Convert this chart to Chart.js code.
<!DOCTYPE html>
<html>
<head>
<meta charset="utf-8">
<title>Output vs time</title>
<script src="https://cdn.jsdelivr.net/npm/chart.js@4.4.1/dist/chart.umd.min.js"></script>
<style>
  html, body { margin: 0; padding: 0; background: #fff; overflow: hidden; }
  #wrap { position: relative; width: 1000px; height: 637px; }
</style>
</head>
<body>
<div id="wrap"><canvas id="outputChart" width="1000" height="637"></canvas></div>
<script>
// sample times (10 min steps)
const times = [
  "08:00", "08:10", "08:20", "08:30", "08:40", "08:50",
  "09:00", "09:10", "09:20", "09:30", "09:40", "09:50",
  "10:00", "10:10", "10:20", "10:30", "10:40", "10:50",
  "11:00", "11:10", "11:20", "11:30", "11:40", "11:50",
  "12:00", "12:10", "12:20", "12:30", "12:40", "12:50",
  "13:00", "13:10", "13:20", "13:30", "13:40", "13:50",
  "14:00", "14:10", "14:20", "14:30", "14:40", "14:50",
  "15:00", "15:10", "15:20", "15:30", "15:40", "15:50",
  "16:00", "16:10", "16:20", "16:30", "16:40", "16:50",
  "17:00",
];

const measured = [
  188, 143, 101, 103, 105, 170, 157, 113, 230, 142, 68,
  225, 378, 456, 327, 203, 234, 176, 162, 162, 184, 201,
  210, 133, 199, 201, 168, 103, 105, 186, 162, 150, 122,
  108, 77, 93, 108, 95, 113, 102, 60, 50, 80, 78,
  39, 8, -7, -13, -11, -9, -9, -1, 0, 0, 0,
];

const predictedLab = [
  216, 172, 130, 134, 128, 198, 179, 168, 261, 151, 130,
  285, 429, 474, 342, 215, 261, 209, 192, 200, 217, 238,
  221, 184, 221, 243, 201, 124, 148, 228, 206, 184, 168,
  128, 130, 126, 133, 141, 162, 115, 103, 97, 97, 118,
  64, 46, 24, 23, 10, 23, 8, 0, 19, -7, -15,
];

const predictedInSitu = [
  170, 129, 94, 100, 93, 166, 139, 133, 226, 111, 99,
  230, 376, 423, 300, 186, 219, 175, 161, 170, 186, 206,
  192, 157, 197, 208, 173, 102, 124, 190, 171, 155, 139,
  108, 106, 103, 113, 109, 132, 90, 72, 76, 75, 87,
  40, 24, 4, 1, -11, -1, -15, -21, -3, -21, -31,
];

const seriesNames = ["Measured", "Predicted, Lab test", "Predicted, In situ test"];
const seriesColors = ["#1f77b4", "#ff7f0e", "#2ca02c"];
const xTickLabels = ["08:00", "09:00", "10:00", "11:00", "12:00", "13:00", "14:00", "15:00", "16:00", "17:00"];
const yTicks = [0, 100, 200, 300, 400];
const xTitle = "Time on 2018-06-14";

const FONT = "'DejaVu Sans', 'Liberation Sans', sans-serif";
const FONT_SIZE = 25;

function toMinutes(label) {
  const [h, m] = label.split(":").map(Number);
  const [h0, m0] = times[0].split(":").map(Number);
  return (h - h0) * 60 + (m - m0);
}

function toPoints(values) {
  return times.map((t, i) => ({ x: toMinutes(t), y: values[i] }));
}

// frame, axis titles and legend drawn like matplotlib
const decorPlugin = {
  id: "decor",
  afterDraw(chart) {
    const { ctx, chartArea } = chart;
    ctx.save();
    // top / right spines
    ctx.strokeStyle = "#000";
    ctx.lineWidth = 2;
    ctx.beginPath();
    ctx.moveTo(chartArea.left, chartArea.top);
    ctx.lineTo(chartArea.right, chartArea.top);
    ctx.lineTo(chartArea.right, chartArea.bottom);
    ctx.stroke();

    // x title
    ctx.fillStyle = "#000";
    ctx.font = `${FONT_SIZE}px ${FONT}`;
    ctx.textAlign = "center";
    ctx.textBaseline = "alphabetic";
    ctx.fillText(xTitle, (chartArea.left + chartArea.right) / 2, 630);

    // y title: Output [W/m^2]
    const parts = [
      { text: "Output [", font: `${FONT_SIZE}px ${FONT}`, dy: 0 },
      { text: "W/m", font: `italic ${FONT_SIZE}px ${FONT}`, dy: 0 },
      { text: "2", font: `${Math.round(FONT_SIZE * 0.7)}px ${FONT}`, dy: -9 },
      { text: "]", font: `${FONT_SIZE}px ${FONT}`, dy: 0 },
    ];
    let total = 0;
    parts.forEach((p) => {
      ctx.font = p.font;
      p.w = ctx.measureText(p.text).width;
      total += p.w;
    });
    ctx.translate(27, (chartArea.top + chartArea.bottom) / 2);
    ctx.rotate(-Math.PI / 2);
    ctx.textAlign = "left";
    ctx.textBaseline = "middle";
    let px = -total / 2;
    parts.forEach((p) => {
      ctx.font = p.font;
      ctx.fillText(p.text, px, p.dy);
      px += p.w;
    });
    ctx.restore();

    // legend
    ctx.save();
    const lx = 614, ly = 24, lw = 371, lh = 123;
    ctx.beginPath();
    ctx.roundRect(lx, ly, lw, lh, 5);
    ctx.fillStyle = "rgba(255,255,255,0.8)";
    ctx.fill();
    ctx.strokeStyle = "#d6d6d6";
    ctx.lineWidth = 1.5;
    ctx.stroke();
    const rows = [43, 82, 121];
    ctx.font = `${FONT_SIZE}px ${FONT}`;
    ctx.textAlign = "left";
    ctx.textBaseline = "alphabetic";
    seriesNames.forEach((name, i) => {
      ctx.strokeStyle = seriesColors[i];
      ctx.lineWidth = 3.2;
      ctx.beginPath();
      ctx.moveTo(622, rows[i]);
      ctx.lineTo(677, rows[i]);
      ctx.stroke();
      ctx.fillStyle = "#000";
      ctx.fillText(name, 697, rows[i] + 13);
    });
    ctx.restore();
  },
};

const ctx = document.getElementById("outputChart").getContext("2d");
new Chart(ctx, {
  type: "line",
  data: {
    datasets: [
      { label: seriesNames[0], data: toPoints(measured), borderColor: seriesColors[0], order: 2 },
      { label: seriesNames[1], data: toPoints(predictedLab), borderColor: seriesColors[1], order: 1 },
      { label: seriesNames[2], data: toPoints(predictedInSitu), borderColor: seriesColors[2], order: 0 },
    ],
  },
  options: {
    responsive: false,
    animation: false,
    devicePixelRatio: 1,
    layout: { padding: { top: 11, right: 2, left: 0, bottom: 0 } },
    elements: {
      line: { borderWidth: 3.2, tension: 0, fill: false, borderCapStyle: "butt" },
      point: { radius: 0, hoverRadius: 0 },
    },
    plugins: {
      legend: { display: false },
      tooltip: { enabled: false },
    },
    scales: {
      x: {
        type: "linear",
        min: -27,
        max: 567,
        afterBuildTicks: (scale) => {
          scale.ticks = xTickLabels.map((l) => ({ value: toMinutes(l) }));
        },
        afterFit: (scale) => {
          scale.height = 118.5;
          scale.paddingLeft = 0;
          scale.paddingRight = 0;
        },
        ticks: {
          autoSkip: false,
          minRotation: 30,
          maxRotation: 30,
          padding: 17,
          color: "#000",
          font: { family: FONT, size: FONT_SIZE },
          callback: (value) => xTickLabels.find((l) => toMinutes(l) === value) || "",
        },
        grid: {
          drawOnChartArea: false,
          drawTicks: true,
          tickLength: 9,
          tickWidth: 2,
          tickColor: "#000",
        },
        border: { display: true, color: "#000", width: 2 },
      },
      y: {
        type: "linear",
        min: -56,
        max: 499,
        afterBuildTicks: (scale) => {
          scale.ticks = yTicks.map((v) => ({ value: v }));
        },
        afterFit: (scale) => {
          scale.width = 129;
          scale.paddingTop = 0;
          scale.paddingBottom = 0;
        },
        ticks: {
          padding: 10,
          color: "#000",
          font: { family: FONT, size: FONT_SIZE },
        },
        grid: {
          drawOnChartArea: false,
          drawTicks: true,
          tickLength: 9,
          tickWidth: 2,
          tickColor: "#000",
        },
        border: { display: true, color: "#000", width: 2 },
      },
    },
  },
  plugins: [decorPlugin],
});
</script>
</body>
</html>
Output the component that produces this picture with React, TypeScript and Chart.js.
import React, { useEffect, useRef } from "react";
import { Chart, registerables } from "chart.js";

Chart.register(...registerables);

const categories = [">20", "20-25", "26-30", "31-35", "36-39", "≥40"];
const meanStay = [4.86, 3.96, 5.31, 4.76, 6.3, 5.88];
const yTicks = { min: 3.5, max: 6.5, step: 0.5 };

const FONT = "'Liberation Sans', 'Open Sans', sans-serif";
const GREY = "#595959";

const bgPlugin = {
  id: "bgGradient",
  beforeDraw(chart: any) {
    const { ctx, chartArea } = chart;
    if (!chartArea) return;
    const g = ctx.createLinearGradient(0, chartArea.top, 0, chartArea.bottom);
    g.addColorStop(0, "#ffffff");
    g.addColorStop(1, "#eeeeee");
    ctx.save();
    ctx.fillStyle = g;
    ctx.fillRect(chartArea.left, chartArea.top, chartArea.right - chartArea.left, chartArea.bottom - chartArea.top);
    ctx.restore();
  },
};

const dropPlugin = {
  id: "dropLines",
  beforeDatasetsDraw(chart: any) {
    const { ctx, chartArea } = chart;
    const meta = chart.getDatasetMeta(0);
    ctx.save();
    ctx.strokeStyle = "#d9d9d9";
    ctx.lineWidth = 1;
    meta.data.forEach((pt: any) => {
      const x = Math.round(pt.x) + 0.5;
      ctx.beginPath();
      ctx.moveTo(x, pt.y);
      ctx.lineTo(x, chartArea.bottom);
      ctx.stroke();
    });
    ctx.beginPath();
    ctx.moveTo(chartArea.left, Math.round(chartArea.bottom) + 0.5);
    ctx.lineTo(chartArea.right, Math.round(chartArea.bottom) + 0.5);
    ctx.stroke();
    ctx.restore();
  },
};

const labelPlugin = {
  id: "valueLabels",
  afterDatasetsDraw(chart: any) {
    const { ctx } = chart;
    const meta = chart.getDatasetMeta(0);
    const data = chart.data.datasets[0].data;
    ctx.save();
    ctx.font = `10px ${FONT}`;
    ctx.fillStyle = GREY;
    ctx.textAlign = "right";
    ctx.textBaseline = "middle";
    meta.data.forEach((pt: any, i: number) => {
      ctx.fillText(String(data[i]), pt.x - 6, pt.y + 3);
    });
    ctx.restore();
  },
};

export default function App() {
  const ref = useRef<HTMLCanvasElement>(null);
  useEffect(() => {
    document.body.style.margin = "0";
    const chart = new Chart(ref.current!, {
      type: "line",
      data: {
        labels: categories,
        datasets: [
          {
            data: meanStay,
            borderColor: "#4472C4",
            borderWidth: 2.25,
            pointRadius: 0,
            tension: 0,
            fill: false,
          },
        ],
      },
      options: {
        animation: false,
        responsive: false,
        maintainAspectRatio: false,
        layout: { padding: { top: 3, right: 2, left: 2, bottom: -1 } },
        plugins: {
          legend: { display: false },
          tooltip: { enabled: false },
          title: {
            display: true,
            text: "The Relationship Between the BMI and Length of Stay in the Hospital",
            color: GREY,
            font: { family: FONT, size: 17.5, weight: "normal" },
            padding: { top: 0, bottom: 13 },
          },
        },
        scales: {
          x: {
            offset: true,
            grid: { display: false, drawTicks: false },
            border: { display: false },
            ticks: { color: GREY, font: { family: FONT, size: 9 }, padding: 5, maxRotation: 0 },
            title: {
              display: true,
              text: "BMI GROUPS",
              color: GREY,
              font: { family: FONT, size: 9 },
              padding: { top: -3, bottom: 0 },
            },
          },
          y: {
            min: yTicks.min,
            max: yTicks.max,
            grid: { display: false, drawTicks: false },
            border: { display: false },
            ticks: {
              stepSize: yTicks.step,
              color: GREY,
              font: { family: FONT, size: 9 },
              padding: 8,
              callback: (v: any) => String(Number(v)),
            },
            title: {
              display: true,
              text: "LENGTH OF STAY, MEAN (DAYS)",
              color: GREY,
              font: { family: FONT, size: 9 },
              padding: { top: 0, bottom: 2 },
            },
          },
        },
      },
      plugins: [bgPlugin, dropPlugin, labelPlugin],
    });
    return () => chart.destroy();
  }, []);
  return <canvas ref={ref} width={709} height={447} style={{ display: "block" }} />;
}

------------------------

### WHAT NEEDS TO BE DONE
Going through the data, tally the lines containing "this" and report only the result.

### SOLUTION
2